The Pension Protection Act of 2006 (the "PPA," the "Act") was signed by President Bush on August 17, 2006.  The Employee Benefits practice group of Thelen Reid & Priest LLP has issued a series of reports that summarize selected provisions of the Act.  The following is the first in the series and provides an overview of the major changes.

Overview

A few of the major changes made by the Act include:

  • The permanence of the pension provisions included in the Economic Growth and Tax Relief Reconciliation Act of 2001 ("EGTRRA").  Prior to the PPA, certain changes made by EGTRRA were set to "sunset" in 2010.  Now, these EGTRRA pension provisions are permanent, including increased limits on annual additions, deductible contributions, ROTH 401(k) plans, catch-up contributions to 401(k) plans, and increased pension portability.
  • Sweeping changes to the determination of minimum required funding for defined benefit plans, including the calculation of benefit obligations, the measurement of plan assets, and special rules for "at risk" defined benefit plans.
  • Clarification of the rules surrounding cash balance and hybrid plans, including the issues related to age discrimination, conversion of existing defined benefit plans to a cash balance or hybrid plan, and the determination of lump sum distributions from such plans.
  • The ability of plan fiduciaries to be compensated for providing participants with investment advice under certain circumstances.
  • Mandatory diversification provisions for defined contribution plans (other than stand alone ESOPs) that contain publicly traded employer securities.
  • Various provisions to encourage the use of automatic enrollment in 401(k) plans, including the introduction of a nondiscrimination safe harbor for certain automatic enrollment plans, and the explicit protection of automatic enrollment features from state law impediments.
  • Accelerated minimum vesting schedules (three-year cliff or six-year graded) for most defined contribution plans.

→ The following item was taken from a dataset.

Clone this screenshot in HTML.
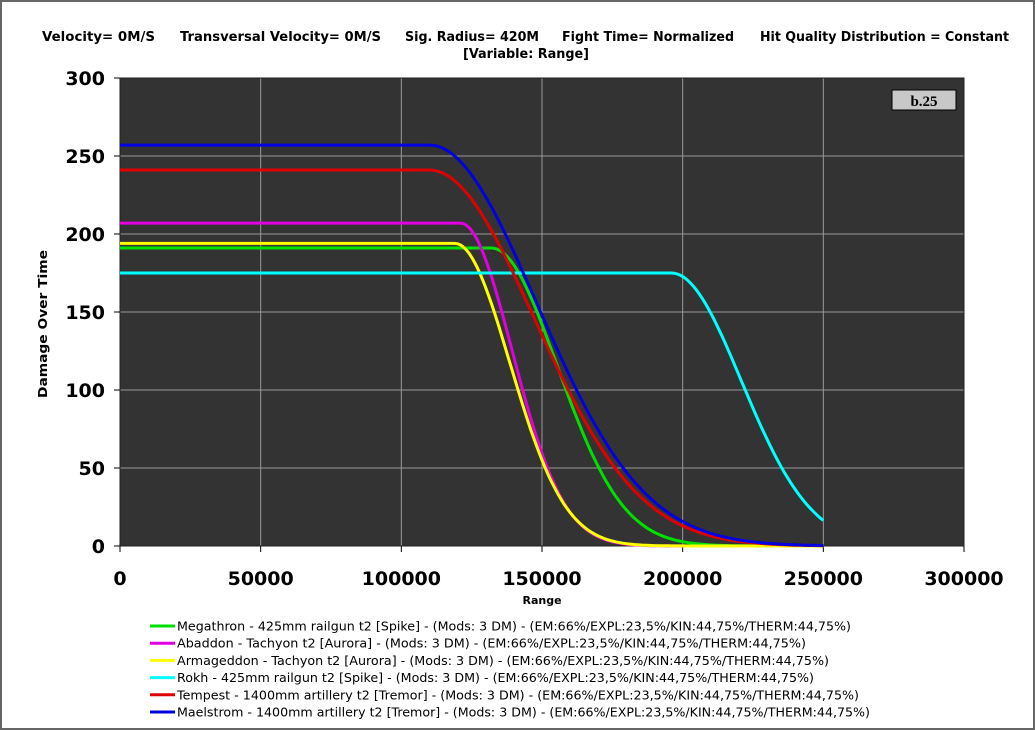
<!DOCTYPE html>
<html><head><meta charset="utf-8"><style>
html,body{margin:0;padding:0;background:#fff}
svg{display:block}
</style></head><body>
<svg id="s" width="1035" height="730" xmlns="http://www.w3.org/2000/svg" font-family="'DejaVu Sans','Liberation Sans',sans-serif">
<rect x="1" y="1" width="1033" height="728" fill="#fff" stroke="#666" stroke-width="2"/>
<g font-weight="bold" font-size="13" fill="#000">
<text x="42" y="41" textLength="113" lengthAdjust="spacingAndGlyphs">Velocity= 0M/S</text>
<text x="180" y="41" textLength="201" lengthAdjust="spacingAndGlyphs">Transversal Velocity= 0M/S</text>
<text x="405" y="41" textLength="134" lengthAdjust="spacingAndGlyphs">Sig. Radius= 420M</text>
<text x="562" y="41" textLength="172" lengthAdjust="spacingAndGlyphs">Fight Time= Normalized</text>
<text x="760" y="41" textLength="249" lengthAdjust="spacingAndGlyphs">Hit Quality Distribution = Constant</text>
<text x="463" y="58" textLength="126" lengthAdjust="spacingAndGlyphs">[Variable: Range]</text>
</g>
<rect x="120" y="78" width="844" height="468" fill="#333333"/>
<g id="grid" stroke="#9a9a9a" stroke-width="1"></g>
<rect x="120" y="78" width="844" height="468" fill="none" stroke="#222" stroke-width="1"/>
<g id="ticks" stroke="#000" stroke-width="1"></g>
<g id="labels" font-weight="bold" font-size="19" fill="#000"></g>
<text x="47" y="324" font-weight="bold" font-size="12" text-anchor="middle" transform="rotate(-90 47 324)" textLength="148" lengthAdjust="spacingAndGlyphs">Damage Over Time</text>
<text x="542" y="604" font-weight="bold" font-size="11" text-anchor="middle">Range</text>
<rect x="892" y="90" width="64" height="20" fill="#c8c8c8" stroke="#000" stroke-width="1"/>
<text x="924" y="106" font-weight="bold" font-size="15" text-anchor="middle" font-family="'Liberation Serif',serif">b.25</text>
<g id="curves" fill="none" stroke-width="3" stroke-linejoin="round"></g>
<g id="legend" font-size="12.5" fill="#000"></g>
</svg>
<script>
var NS="http://www.w3.org/2000/svg";
function el(p,t,a,txt){var e=document.createElementNS(NS,t);for(var k in a)e.setAttribute(k,a[k]);if(txt!=null)e.textContent=txt;document.getElementById(p).appendChild(e);}
function X(r){return 120+r*844/300000;}
function Y(v){return 546-v*468/300;}
for(var i=1;i<6;i++){el('grid','line',{x1:X(i*50000),x2:X(i*50000),y1:78,y2:546});el('grid','line',{x1:120,x2:964,y1:Y(i*50),y2:Y(i*50)});}
for(var i=0;i<=6;i++){el('ticks','line',{x1:114,x2:120,y1:Y(i*50),y2:Y(i*50)});el('ticks','line',{x1:X(i*50000),x2:X(i*50000),y1:546,y2:552});
el('labels','text',{x:105,y:Y(i*50)+7,'text-anchor':'end'},String(i*50));
el('labels','text',{x:X(i*50000),y:585,'text-anchor':'middle'},String(i*50000));}
var S=[["#00e000",191,132000,27500],["#e000e0",207,121000,21600],["#ffff00",194,119000,23000],["#00ffff",175,196000,29200],["#e00000",241,110000,43800],["#0000e0",257,110000,44800]];
S.forEach(function(s){var d="";for(var r=0;r<=250000;r+=1000){var v=s[1];if(r>s[2]){var k=(r-s[2])/s[3];v=s[1]*Math.pow(0.5,k*k);}d+=(r?"L":"M")+X(r).toFixed(1)+","+Y(v).toFixed(1);}el('curves','path',{d:d,stroke:s[0]});});
var L=["Megathron - 425mm railgun t2 [Spike] - (Mods: 3 DM) - (EM:66%/EXPL:23,5%/KIN:44,75%/THERM:44,75%)",
"Abaddon - Tachyon t2 [Aurora] - (Mods: 3 DM) - (EM:66%/EXPL:23,5%/KIN:44,75%/THERM:44,75%)",
"Armageddon - Tachyon t2 [Aurora] - (Mods: 3 DM) - (EM:66%/EXPL:23,5%/KIN:44,75%/THERM:44,75%)",
"Rokh - 425mm railgun t2 [Spike] - (Mods: 3 DM) - (EM:66%/EXPL:23,5%/KIN:44,75%/THERM:44,75%)",
"Tempest - 1400mm artillery t2 [Tremor] - (Mods: 3 DM) - (EM:66%/EXPL:23,5%/KIN:44,75%/THERM:44,75%)",
"Maelstrom - 1400mm artillery t2 [Tremor] - (Mods: 3 DM) - (EM:66%/EXPL:23,5%/KIN:44,75%/THERM:44,75%)"];
var W=[674,629,652,637,682,693];
L.forEach(function(t,i){var y=626+i*17.2;el('legend','line',{x1:150,x2:175,y1:y,y2:y,stroke:S[i][0],'stroke-width':3});
el('legend','text',{x:177,y:y+4.5,textLength:W[i],lengthAdjust:'spacingAndGlyphs'},t);});
</script>
</body></html>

The PPA also includes provisions related to phased retirement, the calculation of PBGC premiums, prohibited transactions, plan asset rules, pension portability, required disclosures to participants, executive compensation arrangements, health and welfare arrangements, and many more changes.

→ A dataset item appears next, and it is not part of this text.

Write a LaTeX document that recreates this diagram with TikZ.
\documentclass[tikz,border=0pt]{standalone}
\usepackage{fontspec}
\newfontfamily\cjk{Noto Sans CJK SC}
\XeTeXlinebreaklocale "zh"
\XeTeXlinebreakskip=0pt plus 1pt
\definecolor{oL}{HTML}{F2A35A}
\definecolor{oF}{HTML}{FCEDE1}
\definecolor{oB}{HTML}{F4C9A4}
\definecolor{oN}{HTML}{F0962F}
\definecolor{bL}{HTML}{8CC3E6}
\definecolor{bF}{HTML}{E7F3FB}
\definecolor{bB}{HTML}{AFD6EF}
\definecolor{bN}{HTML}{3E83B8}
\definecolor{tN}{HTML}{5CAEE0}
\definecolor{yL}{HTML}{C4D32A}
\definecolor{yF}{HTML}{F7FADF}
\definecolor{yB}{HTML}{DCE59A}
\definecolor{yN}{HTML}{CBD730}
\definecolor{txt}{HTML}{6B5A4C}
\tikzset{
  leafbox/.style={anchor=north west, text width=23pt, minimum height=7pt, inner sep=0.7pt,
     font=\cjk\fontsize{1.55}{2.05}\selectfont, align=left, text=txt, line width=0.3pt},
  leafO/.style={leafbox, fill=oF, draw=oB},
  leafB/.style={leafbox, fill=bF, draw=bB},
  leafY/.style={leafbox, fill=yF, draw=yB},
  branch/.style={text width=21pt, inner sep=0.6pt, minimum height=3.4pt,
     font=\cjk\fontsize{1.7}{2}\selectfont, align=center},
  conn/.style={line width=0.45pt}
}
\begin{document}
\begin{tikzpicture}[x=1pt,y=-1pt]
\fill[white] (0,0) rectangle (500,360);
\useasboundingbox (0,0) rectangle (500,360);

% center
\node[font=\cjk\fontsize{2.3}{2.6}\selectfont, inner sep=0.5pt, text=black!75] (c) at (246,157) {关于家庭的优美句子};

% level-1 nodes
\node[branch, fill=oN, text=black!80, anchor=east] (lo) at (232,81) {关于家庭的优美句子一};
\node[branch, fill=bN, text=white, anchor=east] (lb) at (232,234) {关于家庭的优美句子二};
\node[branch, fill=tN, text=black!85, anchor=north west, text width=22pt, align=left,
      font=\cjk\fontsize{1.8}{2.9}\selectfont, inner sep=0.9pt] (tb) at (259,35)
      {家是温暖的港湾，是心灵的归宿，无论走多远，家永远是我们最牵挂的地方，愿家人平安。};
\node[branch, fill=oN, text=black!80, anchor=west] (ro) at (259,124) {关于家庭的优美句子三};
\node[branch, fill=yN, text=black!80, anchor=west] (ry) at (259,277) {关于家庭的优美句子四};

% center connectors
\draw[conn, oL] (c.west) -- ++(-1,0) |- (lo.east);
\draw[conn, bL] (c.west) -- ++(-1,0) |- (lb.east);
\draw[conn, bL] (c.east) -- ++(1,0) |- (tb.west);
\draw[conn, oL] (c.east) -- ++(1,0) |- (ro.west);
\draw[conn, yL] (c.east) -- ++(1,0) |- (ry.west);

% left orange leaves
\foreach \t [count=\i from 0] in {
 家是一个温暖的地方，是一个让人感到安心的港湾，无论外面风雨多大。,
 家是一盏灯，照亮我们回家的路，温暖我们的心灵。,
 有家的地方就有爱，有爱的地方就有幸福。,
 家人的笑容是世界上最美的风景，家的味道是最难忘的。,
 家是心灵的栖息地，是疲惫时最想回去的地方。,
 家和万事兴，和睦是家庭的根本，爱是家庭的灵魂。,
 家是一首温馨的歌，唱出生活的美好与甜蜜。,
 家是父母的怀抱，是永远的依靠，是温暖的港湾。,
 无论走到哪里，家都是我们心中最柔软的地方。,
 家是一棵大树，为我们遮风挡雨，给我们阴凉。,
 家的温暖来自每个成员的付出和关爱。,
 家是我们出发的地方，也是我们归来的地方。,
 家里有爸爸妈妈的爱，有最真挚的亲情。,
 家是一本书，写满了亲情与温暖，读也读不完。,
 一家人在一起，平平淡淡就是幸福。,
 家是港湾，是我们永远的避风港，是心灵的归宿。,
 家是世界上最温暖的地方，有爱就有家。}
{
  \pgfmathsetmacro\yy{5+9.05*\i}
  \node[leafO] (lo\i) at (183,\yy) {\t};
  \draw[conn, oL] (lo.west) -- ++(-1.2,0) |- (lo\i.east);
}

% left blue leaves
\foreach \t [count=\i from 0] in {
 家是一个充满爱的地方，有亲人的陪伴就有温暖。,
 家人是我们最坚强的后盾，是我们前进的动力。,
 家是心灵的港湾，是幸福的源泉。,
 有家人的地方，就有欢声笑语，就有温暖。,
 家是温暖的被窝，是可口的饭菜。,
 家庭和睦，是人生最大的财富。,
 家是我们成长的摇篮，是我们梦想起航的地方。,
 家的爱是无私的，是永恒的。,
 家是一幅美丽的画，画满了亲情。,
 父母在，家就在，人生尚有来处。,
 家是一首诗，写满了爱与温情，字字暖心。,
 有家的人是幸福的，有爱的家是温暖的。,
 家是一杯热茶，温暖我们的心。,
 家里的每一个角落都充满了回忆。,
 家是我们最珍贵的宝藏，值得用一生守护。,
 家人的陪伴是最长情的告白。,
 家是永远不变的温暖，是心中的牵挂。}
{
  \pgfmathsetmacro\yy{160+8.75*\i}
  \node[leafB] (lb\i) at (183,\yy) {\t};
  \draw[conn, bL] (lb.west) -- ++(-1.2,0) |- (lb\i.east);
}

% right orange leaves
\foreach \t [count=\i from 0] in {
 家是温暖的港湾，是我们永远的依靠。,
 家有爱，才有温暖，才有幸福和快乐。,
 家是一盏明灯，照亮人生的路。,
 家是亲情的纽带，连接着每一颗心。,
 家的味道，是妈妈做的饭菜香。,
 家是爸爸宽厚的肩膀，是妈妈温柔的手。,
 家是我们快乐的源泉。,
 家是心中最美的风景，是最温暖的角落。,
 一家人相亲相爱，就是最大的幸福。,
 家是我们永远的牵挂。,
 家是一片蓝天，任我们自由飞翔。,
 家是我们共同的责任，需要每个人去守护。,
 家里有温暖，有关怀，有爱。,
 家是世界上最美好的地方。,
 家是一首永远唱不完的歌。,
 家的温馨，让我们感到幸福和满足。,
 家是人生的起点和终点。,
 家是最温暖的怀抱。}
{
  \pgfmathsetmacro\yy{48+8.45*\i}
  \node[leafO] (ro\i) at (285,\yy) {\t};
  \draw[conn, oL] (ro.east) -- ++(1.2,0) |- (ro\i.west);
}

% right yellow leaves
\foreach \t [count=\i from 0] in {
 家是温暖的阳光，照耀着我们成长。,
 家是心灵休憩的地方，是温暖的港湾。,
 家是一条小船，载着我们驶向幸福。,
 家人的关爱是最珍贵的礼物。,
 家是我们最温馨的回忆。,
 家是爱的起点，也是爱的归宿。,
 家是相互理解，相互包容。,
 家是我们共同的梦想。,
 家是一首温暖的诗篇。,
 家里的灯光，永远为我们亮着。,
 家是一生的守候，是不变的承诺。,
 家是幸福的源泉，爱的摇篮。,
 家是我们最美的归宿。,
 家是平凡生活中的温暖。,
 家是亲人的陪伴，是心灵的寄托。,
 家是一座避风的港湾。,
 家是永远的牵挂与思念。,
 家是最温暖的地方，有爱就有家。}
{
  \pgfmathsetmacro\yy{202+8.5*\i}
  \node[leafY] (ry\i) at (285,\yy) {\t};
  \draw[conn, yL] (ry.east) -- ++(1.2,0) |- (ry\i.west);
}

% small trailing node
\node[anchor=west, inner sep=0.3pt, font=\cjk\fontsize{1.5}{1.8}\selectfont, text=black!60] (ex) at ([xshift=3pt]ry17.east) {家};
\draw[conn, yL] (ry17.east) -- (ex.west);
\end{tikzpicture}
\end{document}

Given the comprehensive nature of the Act, plan sponsors and pension practitioners will need to familiarize themselves with the many new requirements and opportunities created by the new law.  Although the new funding requirements apply only to plan years beginning after 2007, many provisions take effect in 2006 and 2007.

The content of this article is intended to provide a general guide to the subject matter. Specialist advice should be sought about your specific circumstances.